What needs to be done:
Exactly as written, write out the lines below from the first to the one containing "84, 661, 50, 848, 161, 411, 110, 94, 46, 84, 348]", inclusive. Pictures do not belong in the copy.

■ ■ ■ ■

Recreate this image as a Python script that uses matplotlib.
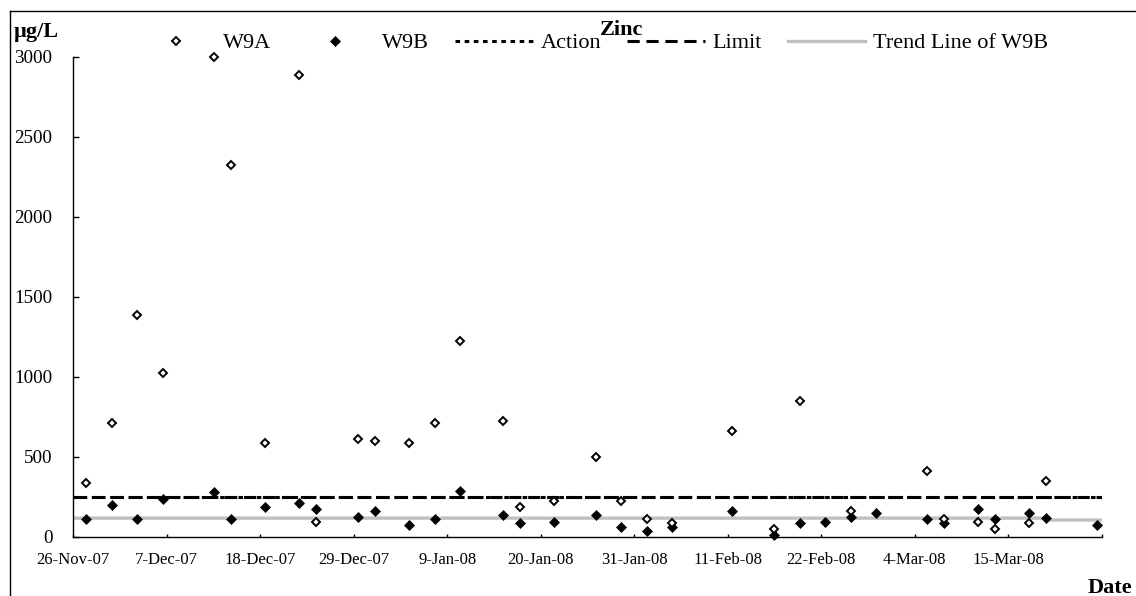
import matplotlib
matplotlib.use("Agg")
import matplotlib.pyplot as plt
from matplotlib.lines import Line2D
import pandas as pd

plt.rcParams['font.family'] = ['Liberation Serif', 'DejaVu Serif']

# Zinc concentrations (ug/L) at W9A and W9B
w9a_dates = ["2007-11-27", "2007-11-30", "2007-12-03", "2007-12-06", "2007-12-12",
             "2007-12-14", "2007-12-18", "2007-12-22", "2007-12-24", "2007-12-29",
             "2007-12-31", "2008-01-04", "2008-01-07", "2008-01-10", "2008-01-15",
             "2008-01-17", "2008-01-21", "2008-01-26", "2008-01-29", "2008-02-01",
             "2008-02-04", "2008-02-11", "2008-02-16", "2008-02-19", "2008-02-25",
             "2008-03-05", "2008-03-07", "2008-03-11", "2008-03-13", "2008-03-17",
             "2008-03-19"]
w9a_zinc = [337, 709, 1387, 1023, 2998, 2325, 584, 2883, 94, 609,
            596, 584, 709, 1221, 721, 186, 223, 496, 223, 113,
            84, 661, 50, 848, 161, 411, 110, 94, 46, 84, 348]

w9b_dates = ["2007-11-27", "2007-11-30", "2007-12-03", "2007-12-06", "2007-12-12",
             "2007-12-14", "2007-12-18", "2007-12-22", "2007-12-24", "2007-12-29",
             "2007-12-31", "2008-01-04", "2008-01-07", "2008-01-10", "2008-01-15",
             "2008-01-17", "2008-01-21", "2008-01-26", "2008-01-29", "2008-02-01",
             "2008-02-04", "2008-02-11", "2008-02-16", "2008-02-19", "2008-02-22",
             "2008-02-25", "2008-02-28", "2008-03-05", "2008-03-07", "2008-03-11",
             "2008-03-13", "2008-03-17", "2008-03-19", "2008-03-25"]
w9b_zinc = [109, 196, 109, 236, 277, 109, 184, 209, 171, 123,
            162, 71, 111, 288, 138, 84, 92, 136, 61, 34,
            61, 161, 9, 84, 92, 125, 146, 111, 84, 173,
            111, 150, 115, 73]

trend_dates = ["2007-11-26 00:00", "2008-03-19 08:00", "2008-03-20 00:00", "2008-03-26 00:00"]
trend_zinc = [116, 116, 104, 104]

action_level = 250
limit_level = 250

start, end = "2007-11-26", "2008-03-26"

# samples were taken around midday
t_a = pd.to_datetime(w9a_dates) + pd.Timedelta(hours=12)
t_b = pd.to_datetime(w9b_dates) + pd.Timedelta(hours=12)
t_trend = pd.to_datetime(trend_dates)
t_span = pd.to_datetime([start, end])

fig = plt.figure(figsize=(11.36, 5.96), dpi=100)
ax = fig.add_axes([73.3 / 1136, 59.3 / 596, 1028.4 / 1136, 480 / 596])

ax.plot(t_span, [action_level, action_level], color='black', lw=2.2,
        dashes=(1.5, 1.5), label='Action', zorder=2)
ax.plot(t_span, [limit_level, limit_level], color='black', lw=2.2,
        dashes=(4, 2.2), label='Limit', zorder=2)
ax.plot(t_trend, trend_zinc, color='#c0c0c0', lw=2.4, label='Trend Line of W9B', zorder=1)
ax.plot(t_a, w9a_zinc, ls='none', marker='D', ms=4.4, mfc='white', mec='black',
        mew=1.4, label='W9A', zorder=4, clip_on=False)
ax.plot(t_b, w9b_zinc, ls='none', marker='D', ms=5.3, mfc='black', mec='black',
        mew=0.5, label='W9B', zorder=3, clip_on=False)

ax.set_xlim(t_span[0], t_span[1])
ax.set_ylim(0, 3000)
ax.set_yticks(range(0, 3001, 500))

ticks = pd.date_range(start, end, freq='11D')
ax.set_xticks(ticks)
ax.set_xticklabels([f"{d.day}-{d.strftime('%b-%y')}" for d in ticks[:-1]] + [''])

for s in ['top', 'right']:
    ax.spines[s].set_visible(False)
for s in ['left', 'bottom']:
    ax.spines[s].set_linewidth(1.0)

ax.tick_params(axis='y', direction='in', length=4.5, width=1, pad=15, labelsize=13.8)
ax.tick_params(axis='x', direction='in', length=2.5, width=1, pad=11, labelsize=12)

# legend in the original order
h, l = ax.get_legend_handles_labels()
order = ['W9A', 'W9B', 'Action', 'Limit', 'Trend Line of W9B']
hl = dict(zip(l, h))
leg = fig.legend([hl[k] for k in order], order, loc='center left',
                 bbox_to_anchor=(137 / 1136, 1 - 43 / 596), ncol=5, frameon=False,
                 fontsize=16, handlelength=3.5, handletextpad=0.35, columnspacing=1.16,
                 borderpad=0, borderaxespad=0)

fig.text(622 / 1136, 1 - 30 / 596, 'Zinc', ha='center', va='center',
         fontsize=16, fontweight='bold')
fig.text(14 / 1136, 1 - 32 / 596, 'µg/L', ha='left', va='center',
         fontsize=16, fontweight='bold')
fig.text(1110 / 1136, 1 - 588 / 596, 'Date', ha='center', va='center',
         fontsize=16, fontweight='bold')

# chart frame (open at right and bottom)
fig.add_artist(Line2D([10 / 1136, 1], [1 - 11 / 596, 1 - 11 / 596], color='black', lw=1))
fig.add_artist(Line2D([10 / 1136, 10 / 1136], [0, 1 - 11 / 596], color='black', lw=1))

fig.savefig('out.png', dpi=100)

■ ■ ■ ■

Finished exercise:
Recreate this image as a Python script that uses matplotlib.
import matplotlib
matplotlib.use("Agg")
import matplotlib.pyplot as plt
from matplotlib.lines import Line2D
import pandas as pd

plt.rcParams['font.family'] = ['Liberation Serif', 'DejaVu Serif']

# Zinc concentrations (ug/L) at W9A and W9B
w9a_dates = ["2007-11-27", "2007-11-30", "2007-12-03", "2007-12-06", "2007-12-12",
             "2007-12-14", "2007-12-18", "2007-12-22", "2007-12-24", "2007-12-29",
             "2007-12-31", "2008-01-04", "2008-01-07", "2008-01-10", "2008-01-15",
             "2008-01-17", "2008-01-21", "2008-01-26", "2008-01-29", "2008-02-01",
             "2008-02-04", "2008-02-11", "2008-02-16", "2008-02-19", "2008-02-25",
             "2008-03-05", "2008-03-07", "2008-03-11", "2008-03-13", "2008-03-17",
             "2008-03-19"]
w9a_zinc = [337, 709, 1387, 1023, 2998, 2325, 584, 2883, 94, 609,
            596, 584, 709, 1221, 721, 186, 223, 496, 223, 113,
            84, 661, 50, 848, 161, 411, 110, 94, 46, 84, 348]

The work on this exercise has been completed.